Objective: Reproduce all the lines exactly as they stand, apart from the pictures.

Material provided:
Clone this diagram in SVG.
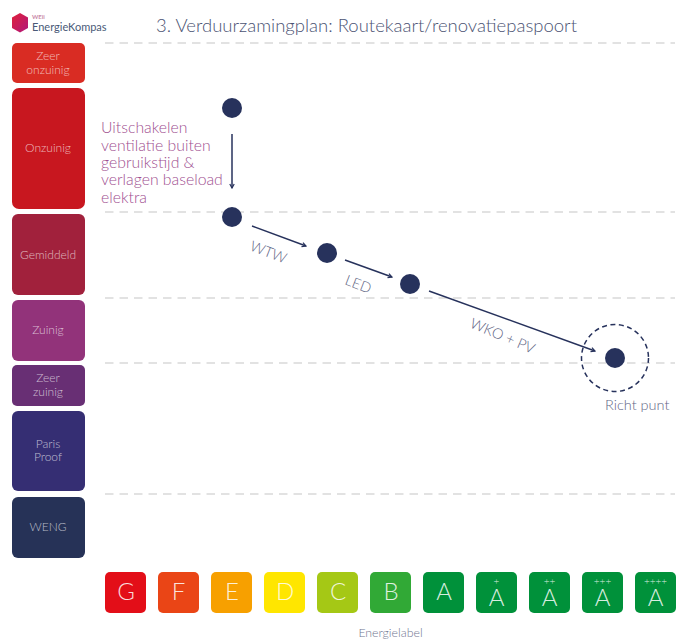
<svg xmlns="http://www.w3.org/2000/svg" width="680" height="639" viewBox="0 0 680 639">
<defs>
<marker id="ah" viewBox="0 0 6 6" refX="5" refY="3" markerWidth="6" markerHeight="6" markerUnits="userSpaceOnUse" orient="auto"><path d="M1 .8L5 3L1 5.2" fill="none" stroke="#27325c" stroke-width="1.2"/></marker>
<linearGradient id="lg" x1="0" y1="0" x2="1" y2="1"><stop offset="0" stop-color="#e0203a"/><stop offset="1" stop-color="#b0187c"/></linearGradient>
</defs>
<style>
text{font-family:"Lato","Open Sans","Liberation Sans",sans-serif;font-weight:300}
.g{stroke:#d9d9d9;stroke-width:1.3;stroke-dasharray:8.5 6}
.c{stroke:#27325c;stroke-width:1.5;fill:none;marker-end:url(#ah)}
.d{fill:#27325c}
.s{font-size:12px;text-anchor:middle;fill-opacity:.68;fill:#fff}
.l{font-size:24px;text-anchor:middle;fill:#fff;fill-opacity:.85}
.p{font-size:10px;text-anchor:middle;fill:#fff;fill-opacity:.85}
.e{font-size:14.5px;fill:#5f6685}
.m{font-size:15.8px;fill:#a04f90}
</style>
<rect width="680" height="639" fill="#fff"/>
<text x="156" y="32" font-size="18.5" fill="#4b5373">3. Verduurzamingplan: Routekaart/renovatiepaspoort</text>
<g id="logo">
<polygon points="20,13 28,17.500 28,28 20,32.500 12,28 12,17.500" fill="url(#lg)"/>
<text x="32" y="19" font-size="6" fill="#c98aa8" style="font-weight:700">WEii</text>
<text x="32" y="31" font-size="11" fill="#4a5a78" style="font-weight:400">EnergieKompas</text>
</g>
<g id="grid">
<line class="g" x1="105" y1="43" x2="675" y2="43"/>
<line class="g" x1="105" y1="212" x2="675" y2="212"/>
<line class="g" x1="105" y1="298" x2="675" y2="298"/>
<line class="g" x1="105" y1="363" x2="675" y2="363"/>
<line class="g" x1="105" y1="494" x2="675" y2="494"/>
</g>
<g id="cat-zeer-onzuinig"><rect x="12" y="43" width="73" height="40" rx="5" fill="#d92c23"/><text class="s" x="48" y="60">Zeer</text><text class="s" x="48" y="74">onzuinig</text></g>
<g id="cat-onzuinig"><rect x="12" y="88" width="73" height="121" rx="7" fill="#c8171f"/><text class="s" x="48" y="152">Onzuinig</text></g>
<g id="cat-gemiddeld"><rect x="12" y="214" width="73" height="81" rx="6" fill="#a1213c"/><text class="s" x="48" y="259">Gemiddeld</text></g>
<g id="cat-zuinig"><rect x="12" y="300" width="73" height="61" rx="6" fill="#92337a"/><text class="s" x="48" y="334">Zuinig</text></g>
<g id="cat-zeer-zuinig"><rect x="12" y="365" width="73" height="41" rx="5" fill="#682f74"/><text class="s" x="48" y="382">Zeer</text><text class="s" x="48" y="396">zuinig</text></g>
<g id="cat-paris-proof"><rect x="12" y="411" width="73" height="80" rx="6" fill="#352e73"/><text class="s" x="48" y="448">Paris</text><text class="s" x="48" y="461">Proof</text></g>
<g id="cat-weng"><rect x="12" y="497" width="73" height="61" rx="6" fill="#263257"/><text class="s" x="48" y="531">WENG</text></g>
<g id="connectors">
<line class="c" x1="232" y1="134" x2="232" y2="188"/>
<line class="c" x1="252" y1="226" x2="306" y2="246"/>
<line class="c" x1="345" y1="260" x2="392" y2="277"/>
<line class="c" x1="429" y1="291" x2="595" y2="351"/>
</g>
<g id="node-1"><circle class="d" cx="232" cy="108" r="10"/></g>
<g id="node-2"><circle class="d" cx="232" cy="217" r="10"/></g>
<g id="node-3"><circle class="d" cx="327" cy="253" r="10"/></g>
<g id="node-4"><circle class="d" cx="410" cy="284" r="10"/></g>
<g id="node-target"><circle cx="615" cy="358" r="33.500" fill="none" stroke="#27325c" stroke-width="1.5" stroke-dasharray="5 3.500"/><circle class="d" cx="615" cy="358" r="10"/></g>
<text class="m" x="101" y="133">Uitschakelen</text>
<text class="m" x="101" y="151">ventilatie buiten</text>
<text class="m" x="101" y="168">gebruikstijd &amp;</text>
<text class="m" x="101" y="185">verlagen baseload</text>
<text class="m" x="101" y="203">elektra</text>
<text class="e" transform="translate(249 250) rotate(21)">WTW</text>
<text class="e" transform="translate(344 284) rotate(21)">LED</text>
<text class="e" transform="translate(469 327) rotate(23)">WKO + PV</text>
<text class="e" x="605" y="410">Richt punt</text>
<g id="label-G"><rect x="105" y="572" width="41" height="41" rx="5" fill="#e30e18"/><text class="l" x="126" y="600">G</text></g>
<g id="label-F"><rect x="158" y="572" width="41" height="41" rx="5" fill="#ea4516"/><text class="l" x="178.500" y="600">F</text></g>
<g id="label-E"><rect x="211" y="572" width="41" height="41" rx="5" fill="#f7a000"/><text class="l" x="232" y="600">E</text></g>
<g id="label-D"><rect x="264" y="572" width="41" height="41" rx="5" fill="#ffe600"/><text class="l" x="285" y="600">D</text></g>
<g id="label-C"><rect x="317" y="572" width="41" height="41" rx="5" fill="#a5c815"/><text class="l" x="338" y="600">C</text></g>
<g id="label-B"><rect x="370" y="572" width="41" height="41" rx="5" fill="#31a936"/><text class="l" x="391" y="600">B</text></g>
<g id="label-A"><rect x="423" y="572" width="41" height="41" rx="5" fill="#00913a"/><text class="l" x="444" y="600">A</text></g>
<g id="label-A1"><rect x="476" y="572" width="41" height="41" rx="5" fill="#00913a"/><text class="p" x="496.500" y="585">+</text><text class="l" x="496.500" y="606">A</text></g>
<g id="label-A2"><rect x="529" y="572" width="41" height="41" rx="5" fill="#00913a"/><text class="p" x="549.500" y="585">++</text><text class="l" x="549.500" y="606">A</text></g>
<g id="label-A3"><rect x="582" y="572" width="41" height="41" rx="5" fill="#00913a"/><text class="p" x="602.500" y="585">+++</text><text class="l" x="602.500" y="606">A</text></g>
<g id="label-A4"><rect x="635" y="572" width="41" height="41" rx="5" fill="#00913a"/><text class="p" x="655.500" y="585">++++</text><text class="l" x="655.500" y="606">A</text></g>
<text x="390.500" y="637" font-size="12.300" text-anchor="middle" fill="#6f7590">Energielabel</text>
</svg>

Worked answer:
Clone this diagram in SVG.
<svg xmlns="http://www.w3.org/2000/svg" width="680" height="639" viewBox="0 0 680 639">
<defs>
<marker id="ah" viewBox="0 0 6 6" refX="5" refY="3" markerWidth="6" markerHeight="6" markerUnits="userSpaceOnUse" orient="auto"><path d="M1 .8L5 3L1 5.2" fill="none" stroke="#27325c" stroke-width="1.2"/></marker>
<linearGradient id="lg" x1="0" y1="0" x2="1" y2="1"><stop offset="0" stop-color="#e0203a"/><stop offset="1" stop-color="#b0187c"/></linearGradient>
</defs>
<style>
text{font-family:"Lato","Open Sans","Liberation Sans",sans-serif;font-weight:300}
.g{stroke:#d9d9d9;stroke-width:1.3;stroke-dasharray:8.5 6}
.c{stroke:#27325c;stroke-width:1.5;fill:none;marker-end:url(#ah)}
.d{fill:#27325c}
.s{font-size:12px;text-anchor:middle;fill-opacity:.68;fill:#fff}
.l{font-size:24px;text-anchor:middle;fill:#fff;fill-opacity:.85}
.p{font-size:10px;text-anchor:middle;fill:#fff;fill-opacity:.85}
.e{font-size:14.5px;fill:#5f6685}
.m{font-size:15.8px;fill:#a04f90}
</style>
<rect width="680" height="639" fill="#fff"/>
<text x="156" y="32" font-size="18.5" fill="#4b5373">3. Verduurzamingplan: Routekaart/renovatiepaspoort</text>
<g id="logo">
<polygon points="20,13 28,17.500 28,28 20,32.500 12,28 12,17.500" fill="url(#lg)"/>
<text x="32" y="19" font-size="6" fill="#c98aa8" style="font-weight:700">WEii</text>
<text x="32" y="31" font-size="11" fill="#4a5a78" style="font-weight:400">EnergieKompas</text>
</g>
<g id="grid">
<line class="g" x1="105" y1="43" x2="675" y2="43"/>
<line class="g" x1="105" y1="212" x2="675" y2="212"/>
<line class="g" x1="105" y1="298" x2="675" y2="298"/>
<line class="g" x1="105" y1="363" x2="675" y2="363"/>
<line class="g" x1="105" y1="494" x2="675" y2="494"/>
</g>
<g id="cat-zeer-onzuinig"><rect x="12" y="43" width="73" height="40" rx="5" fill="#d92c23"/><text class="s" x="48" y="60">Zeer</text><text class="s" x="48" y="74">onzuinig</text></g>
<g id="cat-onzuinig"><rect x="12" y="88" width="73" height="121" rx="7" fill="#c8171f"/><text class="s" x="48" y="152">Onzuinig</text></g>
<g id="cat-gemiddeld"><rect x="12" y="214" width="73" height="81" rx="6" fill="#a1213c"/><text class="s" x="48" y="259">Gemiddeld</text></g>
<g id="cat-zuinig"><rect x="12" y="300" width="73" height="61" rx="6" fill="#92337a"/><text class="s" x="48" y="334">Zuinig</text></g>
<g id="cat-zeer-zuinig"><rect x="12" y="365" width="73" height="41" rx="5" fill="#682f74"/><text class="s" x="48" y="382">Zeer</text><text class="s" x="48" y="396">zuinig</text></g>
<g id="cat-paris-proof"><rect x="12" y="411" width="73" height="80" rx="6" fill="#352e73"/><text class="s" x="48" y="448">Paris</text><text class="s" x="48" y="461">Proof</text></g>
<g id="cat-weng"><rect x="12" y="497" width="73" height="61" rx="6" fill="#263257"/><text class="s" x="48" y="531">WENG</text></g>
<g id="connectors">
<line class="c" x1="232" y1="134" x2="232" y2="188"/>
<line class="c" x1="252" y1="226" x2="306" y2="246"/>
<line class="c" x1="345" y1="260" x2="392" y2="277"/>
<line class="c" x1="429" y1="291" x2="595" y2="351"/>
</g>
<g id="node-1"><circle class="d" cx="232" cy="108" r="10"/></g>
<g id="node-2"><circle class="d" cx="232" cy="217" r="10"/></g>
<g id="node-3"><circle class="d" cx="327" cy="253" r="10"/></g>
<g id="node-4"><circle class="d" cx="410" cy="284" r="10"/></g>
<g id="node-target"><circle cx="615" cy="358" r="33.500" fill="none" stroke="#27325c" stroke-width="1.5" stroke-dasharray="5 3.500"/><circle class="d" cx="615" cy="358" r="10"/></g>
<text class="m" x="101" y="133">Uitschakelen</text>
<text class="m" x="101" y="151">ventilatie buiten</text>
<text class="m" x="101" y="168">gebruikstijd &amp;</text>
<text class="m" x="101" y="185">verlagen baseload</text>
<text class="m" x="101" y="203">elektra</text>
<text class="e" transform="translate(249 250) rotate(21)">WTW</text>
<text class="e" transform="translate(344 284) rotate(21)">LED</text>
<text class="e" transform="translate(469 327) rotate(23)">WKO + PV</text>
<text class="e" x="605" y="410">Richt punt</text>
<g id="label-G"><rect x="105" y="572" width="41" height="41" rx="5" fill="#e30e18"/><text class="l" x="126" y="600">G</text></g>
<g id="label-F"><rect x="158" y="572" width="41" height="41" rx="5" fill="#ea4516"/><text class="l" x="178.500" y="600">F</text></g>
<g id="label-E"><rect x="211" y="572" width="41" height="41" rx="5" fill="#f7a000"/><text class="l" x="232" y="600">E</text></g>
<g id="label-D"><rect x="264" y="572" width="41" height="41" rx="5" fill="#ffe600"/><text class="l" x="285" y="600">D</text></g>
<g id="label-C"><rect x="317" y="572" width="41" height="41" rx="5" fill="#a5c815"/><text class="l" x="338" y="600">C</text></g>
<g id="label-B"><rect x="370" y="572" width="41" height="41" rx="5" fill="#31a936"/><text class="l" x="391" y="600">B</text></g>
<g id="label-A"><rect x="423" y="572" width="41" height="41" rx="5" fill="#00913a"/><text class="l" x="444" y="600">A</text></g>
<g id="label-A1"><rect x="476" y="572" width="41" height="41" rx="5" fill="#00913a"/><text class="p" x="496.500" y="585">+</text><text class="l" x="496.500" y="606">A</text></g>
<g id="label-A2"><rect x="529" y="572" width="41" height="41" rx="5" fill="#00913a"/><text class="p" x="549.500" y="585">++</text><text class="l" x="549.500" y="606">A</text></g>
<g id="label-A3"><rect x="582" y="572" width="41" height="41" rx="5" fill="#00913a"/><text class="p" x="602.500" y="585">+++</text><text class="l" x="602.500" y="606">A</text></g>
<g id="label-A4"><rect x="635" y="572" width="41" height="41" rx="5" fill="#00913a"/><text class="p" x="655.500" y="585">++++</text><text class="l" x="655.500" y="606">A</text></g>
<text x="390.500" y="637" font-size="12.300" text-anchor="middle" fill="#6f7590">Energielabel</text>
</svg>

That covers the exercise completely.